Reed se despojó del disfraz de rockstar una y otra vez en su vida. No hacía de su travestismo, su bisexualidad y sus adicciones un afiche publicitario como otros contemporáneos. No le importaba. Su interés en relatar esos pasajes oscuros de su vida y sus alrededores lo tenían muy ocupado como para prestar atención en su atuendo. En su impacto hacia esos contemporáneos o en sus escuchas. La fama la podía dejar para Warhol o para Bowie quien, fascinado con lo cochambroso del relato musical de Reed, se asoció para realizar Transformer en 1972. A 41 años de su salida, el disco aún tiene el retrato neoyorquino más honesto en “Walk on the Wild Side”.
Reed usaba su música para exponer su depresión y su autodestrucción. Luego de años de búsqueda incidental o accidental por cómplices, dio un cambio de vida al alejarse del exceso occidental.

Despreciaba la fama. Jugaba, otra vez, con ella. Tanto así que era todo menos complaciente con sus seguidores y su trato era conforme su ánimo.

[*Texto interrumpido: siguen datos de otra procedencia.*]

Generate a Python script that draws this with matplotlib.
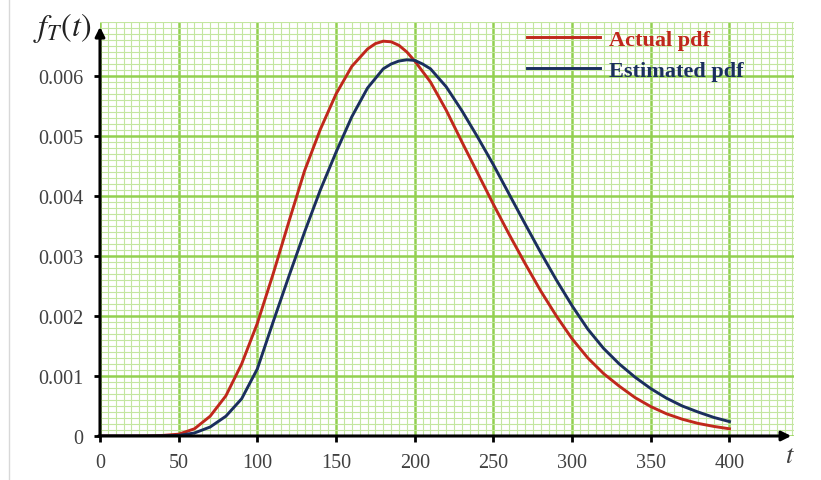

Fue vocero de la defensa a los derechos humanos, fotógrafo sin concesiones con la vida, siempre un crítico del poder con las herramientas que tuviera a su alcance.

La última vez que lo vi fue en Nueva York, ahora entre la multitud congregada en un concierto. En el escenario estaban los Foo Fighters quienes decían adiós para que Dave Grohl se dedicara a cosas más provechosas que desafinar su guitarra. Reed ni se inmutó: él iba a ver a Neil Young, con quien cantó y coreo su presentación como un asistente más. Simple.

Esperaba verlo en Coachella. El hígado no aguantó décadas de exceso y lo llevó a buscar un repuesto que, al final, sería rechazado por un cuerpo gastado.

Hizo cosas desastrosas como Lulu y joyas que directores como Boyle usarían para rematar escenas clave de la historia del cine. Tuvo sociedad con músicos y artistas que, a su lado, se empequeñecían. Dio la declaración más conocida del rock sobre que tres acordes ya es jazz, declaración que algunos toman ya como lección. Todo con una sencillez que sorprende, aun después de su muerte.

La última foto de su cuenta de Twitter, horas antes de su muerte, refiere a una puerta que, en la parte baja, grafitea sobre el amor; porque si algo tenía Reed era una forma peculiar de ver el amor.

De Reed se quedan sus canciones, sus ideas, sus retratos sonoros y visuales de una realidad que tuvo la pertinencia de mostrar como nadie más ha podido hacerlo en la cultura actual.

Por eso duele su partida. Siempre duele cuando se va alguien que es tan honesto.

Tan honesto y con tanta sencillez que lo hacia simple.

Tan complicado como, ahora, vivir sin él que lo explique.